-- start --

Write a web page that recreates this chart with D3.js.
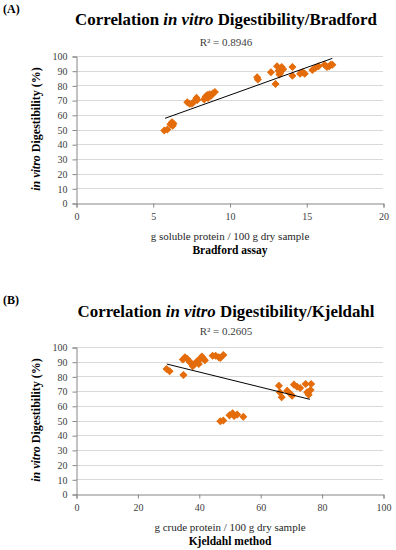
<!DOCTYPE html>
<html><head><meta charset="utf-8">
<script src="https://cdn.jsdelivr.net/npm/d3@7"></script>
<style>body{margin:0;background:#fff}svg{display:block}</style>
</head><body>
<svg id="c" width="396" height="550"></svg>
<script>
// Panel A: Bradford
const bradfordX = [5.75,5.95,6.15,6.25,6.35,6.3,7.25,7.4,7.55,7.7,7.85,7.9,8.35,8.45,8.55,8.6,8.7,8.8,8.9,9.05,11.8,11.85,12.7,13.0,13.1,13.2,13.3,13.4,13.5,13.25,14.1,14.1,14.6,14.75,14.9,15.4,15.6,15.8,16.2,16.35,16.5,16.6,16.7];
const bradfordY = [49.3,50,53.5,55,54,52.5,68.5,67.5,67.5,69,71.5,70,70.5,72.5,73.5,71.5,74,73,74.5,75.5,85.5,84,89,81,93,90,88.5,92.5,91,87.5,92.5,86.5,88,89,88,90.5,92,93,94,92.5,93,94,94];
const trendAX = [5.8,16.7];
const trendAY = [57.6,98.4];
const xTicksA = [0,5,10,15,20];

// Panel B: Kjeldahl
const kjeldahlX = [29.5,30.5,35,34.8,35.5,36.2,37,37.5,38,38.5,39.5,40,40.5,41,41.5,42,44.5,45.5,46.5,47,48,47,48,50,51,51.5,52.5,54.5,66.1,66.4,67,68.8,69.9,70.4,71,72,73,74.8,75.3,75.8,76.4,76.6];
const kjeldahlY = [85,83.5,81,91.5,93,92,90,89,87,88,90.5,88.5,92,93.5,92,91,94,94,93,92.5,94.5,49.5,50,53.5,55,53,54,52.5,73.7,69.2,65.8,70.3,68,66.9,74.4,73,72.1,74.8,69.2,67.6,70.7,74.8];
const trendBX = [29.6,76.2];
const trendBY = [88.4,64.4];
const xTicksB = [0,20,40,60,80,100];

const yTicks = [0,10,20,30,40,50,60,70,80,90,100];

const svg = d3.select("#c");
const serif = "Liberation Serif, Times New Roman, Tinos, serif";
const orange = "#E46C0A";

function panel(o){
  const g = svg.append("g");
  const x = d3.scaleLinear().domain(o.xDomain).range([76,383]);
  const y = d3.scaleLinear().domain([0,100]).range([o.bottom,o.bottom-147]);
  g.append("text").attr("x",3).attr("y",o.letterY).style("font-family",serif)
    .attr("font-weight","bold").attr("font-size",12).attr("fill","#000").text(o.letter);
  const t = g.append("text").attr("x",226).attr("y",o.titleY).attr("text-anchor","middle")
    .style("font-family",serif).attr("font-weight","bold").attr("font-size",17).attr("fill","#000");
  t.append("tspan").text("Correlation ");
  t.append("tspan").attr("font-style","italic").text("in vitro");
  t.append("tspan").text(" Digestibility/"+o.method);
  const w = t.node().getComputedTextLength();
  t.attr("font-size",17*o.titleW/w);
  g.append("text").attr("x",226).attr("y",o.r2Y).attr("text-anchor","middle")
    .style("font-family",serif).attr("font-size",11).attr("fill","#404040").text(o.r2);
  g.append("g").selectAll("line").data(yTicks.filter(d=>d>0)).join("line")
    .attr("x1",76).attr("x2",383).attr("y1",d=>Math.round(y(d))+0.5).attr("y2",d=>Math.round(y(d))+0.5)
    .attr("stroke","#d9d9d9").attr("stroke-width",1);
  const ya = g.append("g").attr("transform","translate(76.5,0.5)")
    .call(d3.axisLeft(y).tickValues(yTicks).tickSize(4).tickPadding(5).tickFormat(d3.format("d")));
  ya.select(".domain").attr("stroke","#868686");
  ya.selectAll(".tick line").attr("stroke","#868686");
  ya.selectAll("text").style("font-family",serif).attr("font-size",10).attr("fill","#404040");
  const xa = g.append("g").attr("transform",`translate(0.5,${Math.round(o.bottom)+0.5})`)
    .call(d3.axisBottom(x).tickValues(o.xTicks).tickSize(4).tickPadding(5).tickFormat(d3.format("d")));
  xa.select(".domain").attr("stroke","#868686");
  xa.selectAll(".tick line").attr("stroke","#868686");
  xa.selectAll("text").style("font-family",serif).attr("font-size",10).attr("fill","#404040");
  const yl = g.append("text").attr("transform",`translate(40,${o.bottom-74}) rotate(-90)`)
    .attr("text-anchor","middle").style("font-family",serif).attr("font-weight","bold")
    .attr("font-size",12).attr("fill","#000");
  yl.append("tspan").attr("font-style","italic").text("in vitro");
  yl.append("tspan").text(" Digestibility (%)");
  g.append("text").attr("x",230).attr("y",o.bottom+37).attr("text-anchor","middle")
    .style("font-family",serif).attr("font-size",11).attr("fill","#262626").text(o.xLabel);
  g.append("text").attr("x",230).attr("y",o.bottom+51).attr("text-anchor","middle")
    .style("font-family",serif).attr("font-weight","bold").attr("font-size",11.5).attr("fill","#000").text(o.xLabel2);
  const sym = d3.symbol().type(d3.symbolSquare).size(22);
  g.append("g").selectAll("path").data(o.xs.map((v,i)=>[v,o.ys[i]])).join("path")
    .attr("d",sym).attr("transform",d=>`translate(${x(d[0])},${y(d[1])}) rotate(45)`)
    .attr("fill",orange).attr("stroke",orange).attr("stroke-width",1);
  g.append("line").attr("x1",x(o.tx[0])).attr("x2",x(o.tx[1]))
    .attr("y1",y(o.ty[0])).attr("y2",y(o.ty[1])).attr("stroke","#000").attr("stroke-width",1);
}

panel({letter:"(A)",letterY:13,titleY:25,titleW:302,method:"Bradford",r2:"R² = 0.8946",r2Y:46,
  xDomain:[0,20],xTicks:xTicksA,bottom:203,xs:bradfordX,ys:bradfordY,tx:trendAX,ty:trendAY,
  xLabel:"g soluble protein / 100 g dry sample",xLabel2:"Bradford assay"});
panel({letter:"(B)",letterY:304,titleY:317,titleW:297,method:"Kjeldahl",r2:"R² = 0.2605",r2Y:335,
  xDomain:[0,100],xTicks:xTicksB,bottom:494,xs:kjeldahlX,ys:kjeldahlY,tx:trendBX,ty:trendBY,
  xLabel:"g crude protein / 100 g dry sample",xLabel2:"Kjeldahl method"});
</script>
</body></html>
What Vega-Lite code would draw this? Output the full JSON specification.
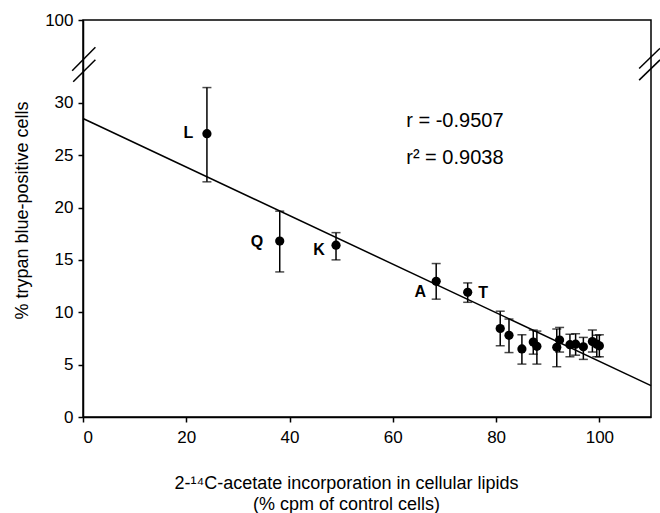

-- end --

Short problem:
Without the pictures, transcribe the listing above exactly.

Solution to this task:
Write a web page that recreates this chart with D3.js.
<!DOCTYPE html>
<html><head><meta charset="utf-8">
<script src="https://cdn.jsdelivr.net/npm/d3@7"></script>
<style>body{margin:0;background:#fff}svg{display:block}</style>
</head><body>
<svg id="c" width="396" height="550"></svg>
<script>
// Panel A: Bradford
const bradfordX = [5.75,5.95,6.15,6.25,6.35,6.3,7.25,7.4,7.55,7.7,7.85,7.9,8.35,8.45,8.55,8.6,8.7,8.8,8.9,9.05,11.8,11.85,12.7,13.0,13.1,13.2,13.3,13.4,13.5,13.25,14.1,14.1,14.6,14.75,14.9,15.4,15.6,15.8,16.2,16.35,16.5,16.6,16.7];
const bradfordY = [49.3,50,53.5,55,54,52.5,68.5,67.5,67.5,69,71.5,70,70.5,72.5,73.5,71.5,74,73,74.5,75.5,85.5,84,89,81,93,90,88.5,92.5,91,87.5,92.5,86.5,88,89,88,90.5,92,93,94,92.5,93,94,94];
const trendAX = [5.8,16.7];
const trendAY = [57.6,98.4];
const xTicksA = [0,5,10,15,20];

// Panel B: Kjeldahl
const kjeldahlX = [29.5,30.5,35,34.8,35.5,36.2,37,37.5,38,38.5,39.5,40,40.5,41,41.5,42,44.5,45.5,46.5,47,48,47,48,50,51,51.5,52.5,54.5,66.1,66.4,67,68.8,69.9,70.4,71,72,73,74.8,75.3,75.8,76.4,76.6];
const kjeldahlY = [85,83.5,81,91.5,93,92,90,89,87,88,90.5,88.5,92,93.5,92,91,94,94,93,92.5,94.5,49.5,50,53.5,55,53,54,52.5,73.7,69.2,65.8,70.3,68,66.9,74.4,73,72.1,74.8,69.2,67.6,70.7,74.8];
const trendBX = [29.6,76.2];
const trendBY = [88.4,64.4];
const xTicksB = [0,20,40,60,80,100];

const yTicks = [0,10,20,30,40,50,60,70,80,90,100];

const svg = d3.select("#c");
const serif = "Liberation Serif, Times New Roman, Tinos, serif";
const orange = "#E46C0A";

function panel(o){
  const g = svg.append("g");
  const x = d3.scaleLinear().domain(o.xDomain).range([76,383]);
  const y = d3.scaleLinear().domain([0,100]).range([o.bottom,o.bottom-147]);
  g.append("text").attr("x",3).attr("y",o.letterY).style("font-family",serif)
    .attr("font-weight","bold").attr("font-size",12).attr("fill","#000").text(o.letter);
  const t = g.append("text").attr("x",226).attr("y",o.titleY).attr("text-anchor","middle")
    .style("font-family",serif).attr("font-weight","bold").attr("font-size",17).attr("fill","#000");
  t.append("tspan").text("Correlation ");
  t.append("tspan").attr("font-style","italic").text("in vitro");
  t.append("tspan").text(" Digestibility/"+o.method);
  const w = t.node().getComputedTextLength();
  t.attr("font-size",17*o.titleW/w);
  g.append("text").attr("x",226).attr("y",o.r2Y).attr("text-anchor","middle")
    .style("font-family",serif).attr("font-size",11).attr("fill","#404040").text(o.r2);
  g.append("g").selectAll("line").data(yTicks.filter(d=>d>0)).join("line")
    .attr("x1",76).attr("x2",383).attr("y1",d=>Math.round(y(d))+0.5).attr("y2",d=>Math.round(y(d))+0.5)
    .attr("stroke","#d9d9d9").attr("stroke-width",1);
  const ya = g.append("g").attr("transform","translate(76.5,0.5)")
    .call(d3.axisLeft(y).tickValues(yTicks).tickSize(4).tickPadding(5).tickFormat(d3.format("d")));
  ya.select(".domain").attr("stroke","#868686");
  ya.selectAll(".tick line").attr("stroke","#868686");
  ya.selectAll("text").style("font-family",serif).attr("font-size",10).attr("fill","#404040");
  const xa = g.append("g").attr("transform",`translate(0.5,${Math.round(o.bottom)+0.5})`)
    .call(d3.axisBottom(x).tickValues(o.xTicks).tickSize(4).tickPadding(5).tickFormat(d3.format("d")));
  xa.select(".domain").attr("stroke","#868686");
  xa.selectAll(".tick line").attr("stroke","#868686");
  xa.selectAll("text").style("font-family",serif).attr("font-size",10).attr("fill","#404040");
  const yl = g.append("text").attr("transform",`translate(40,${o.bottom-74}) rotate(-90)`)
    .attr("text-anchor","middle").style("font-family",serif).attr("font-weight","bold")
    .attr("font-size",12).attr("fill","#000");
  yl.append("tspan").attr("font-style","italic").text("in vitro");
  yl.append("tspan").text(" Digestibility (%)");
  g.append("text").attr("x",230).attr("y",o.bottom+37).attr("text-anchor","middle")
    .style("font-family",serif).attr("font-size",11).attr("fill","#262626").text(o.xLabel);
  g.append("text").attr("x",230).attr("y",o.bottom+51).attr("text-anchor","middle")
    .style("font-family",serif).attr("font-weight","bold").attr("font-size",11.5).attr("fill","#000").text(o.xLabel2);
  const sym = d3.symbol().type(d3.symbolSquare).size(22);
  g.append("g").selectAll("path").data(o.xs.map((v,i)=>[v,o.ys[i]])).join("path")
    .attr("d",sym).attr("transform",d=>`translate(${x(d[0])},${y(d[1])}) rotate(45)`)
    .attr("fill",orange).attr("stroke",orange).attr("stroke-width",1);
  g.append("line").attr("x1",x(o.tx[0])).attr("x2",x(o.tx[1]))
    .attr("y1",y(o.ty[0])).attr("y2",y(o.ty[1])).attr("stroke","#000").attr("stroke-width",1);
}

panel({letter:"(A)",letterY:13,titleY:25,titleW:302,method:"Bradford",r2:"R² = 0.8946",r2Y:46,
  xDomain:[0,20],xTicks:xTicksA,bottom:203,xs:bradfordX,ys:bradfordY,tx:trendAX,ty:trendAY,
  xLabel:"g soluble protein / 100 g dry sample",xLabel2:"Bradford assay"});
panel({letter:"(B)",letterY:304,titleY:317,titleW:297,method:"Kjeldahl",r2:"R² = 0.2605",r2Y:335,
  xDomain:[0,100],xTicks:xTicksB,bottom:494,xs:kjeldahlX,ys:kjeldahlY,tx:trendBX,ty:trendBY,
  xLabel:"g crude protein / 100 g dry sample",xLabel2:"Kjeldahl method"});
</script>
</body></html>
What Vega-Lite code would draw this? Output the full JSON specification.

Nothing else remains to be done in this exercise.